Wieviel die Riu-Mitarbeiter verdienen, will Hoteldirektor Mohamed Naoui nicht beziffern. Senegals Mindestlohn beträgt in der Landwirtschaft 2,40 Euro – an einem Acht-Stunden-Tag. Ein Lehrer kann mit etwa 350 Euro im Monat rechnen. Naoui sagt, Riu bezahle immer mehr, als die Regierungen des jeweiligen Landes vorschreiben. „Wir lernen die Leute an, und wir wollen, dass sie bleiben.“
Ausflug in die Sklavengeschichte

Das Müllproblem im Senegal belastet auch das Hotel. Mancherorts breitet sich ein Plastik- und Schmodder-Teppich aus. Das Riu reinigt seinen Strand viermal täglich. Der hauseigene Müll wird von Sapco zur Müllverbrennungsanlage gekarrt. Und woher kommt das Wasser in diesem monatelang dürren Land? „Wieso soll die Wasserversorgung ein Problem sein?“ sagt der technische Leiter schnippisch. „Wir bekommen es von der Sapco, das klappt prima, da gibt es überhaupt kein Problem.“ Das ist aber nicht überall im Land so, wie ein Ausflug zur Muschelinsel Fadiouth zeigt, auf der Christen und Muslime zusammenleben. Dorthin rumpelt über die Holzbrücke vom Festland ein Eselskarren, die Ladefläche beladen mit gut zwanzig gelben 25-Liter-Kanistern. Es gibt zwar Brunnen und in einigen Häusern fließendes Wasser. Aber gegen Ende der Trockenzeit reicht das Wasser nicht mehr. Ein Kanister mit Wasser kostet 100 CFA, etwa 1,50 Euro.
Fragt man die Führungskräfte im Hotel, was sie vom Senegal kennen, hört man von ihnen nichts. Sie kennen das Land nicht.
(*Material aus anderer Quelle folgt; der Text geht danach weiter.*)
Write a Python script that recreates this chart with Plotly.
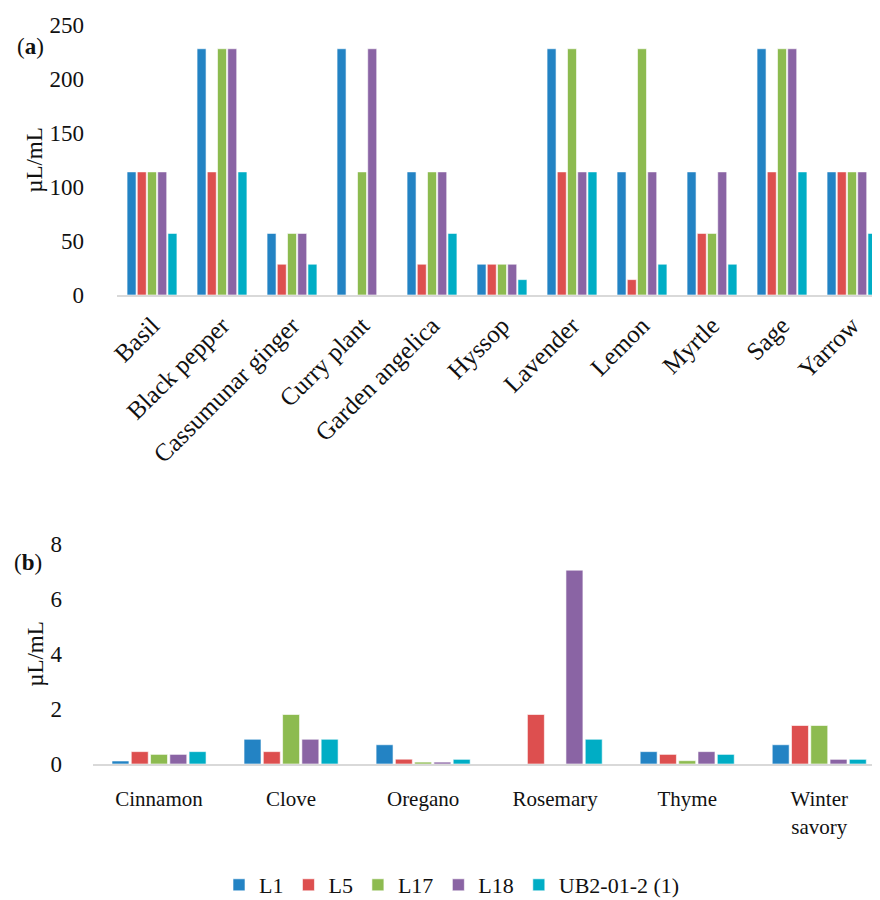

Direktor Naoui war „mal in Dakar, Verträge unterschreiben“. Dabei würde es sich natürlich lohnen, um sich ein Bild zu machen vom Gastgeberland. Mal in ein Dorf zu fahren, in das nur Schotterpisten führen. Oder zumindest ein Ausflug auf die Insel Gorée, ein Symbol für die Verschleppung von Sklaven. Die 20-minütige Überfahrt auf der übervollen Fähre gleicht einer heiteren Sonntagstour. Selfie-Time! Doch die Guides erzählen die düstere Geschichte: An der Küste wurden die Sklaven gefangen gehalten. Wenn sie dann verschifft werden sollten, ging es durch eine aufs Meer führende „Tür ohne Wiederkehr“. Eines der schlimmsten Menschheitsverbrechen fand hier an den Küsten statt.
Ein Guide sagt: „Bestimmt hatte ich hier Vorfahren. Wir vergeben, aber wir vergessen nicht.“ Als 1977 die Fernseh-Serie „Roots“ ausgestrahlt wurde, habe das einen Boom ausgelöst, Afroamerikaner kamen auf der Suche nach ihren Wurzeln. Seit dem 11. September 2001 komme fast niemand mehr, der Senegal ist ein säkulärer Staat, aber ein muslimisch geprägtes Land. An der Hotel-Rezeption liegt eine Liste mit Ausflügen. Man muss sich nicht fürchten: Bei diesen Touren schaut man aus den klimatisierten Autos auf die Lebenswirklichkeit des Senegals. Steigt man aus, kommt man nur kurz ins Schwitzen. Afrika für Einsteiger.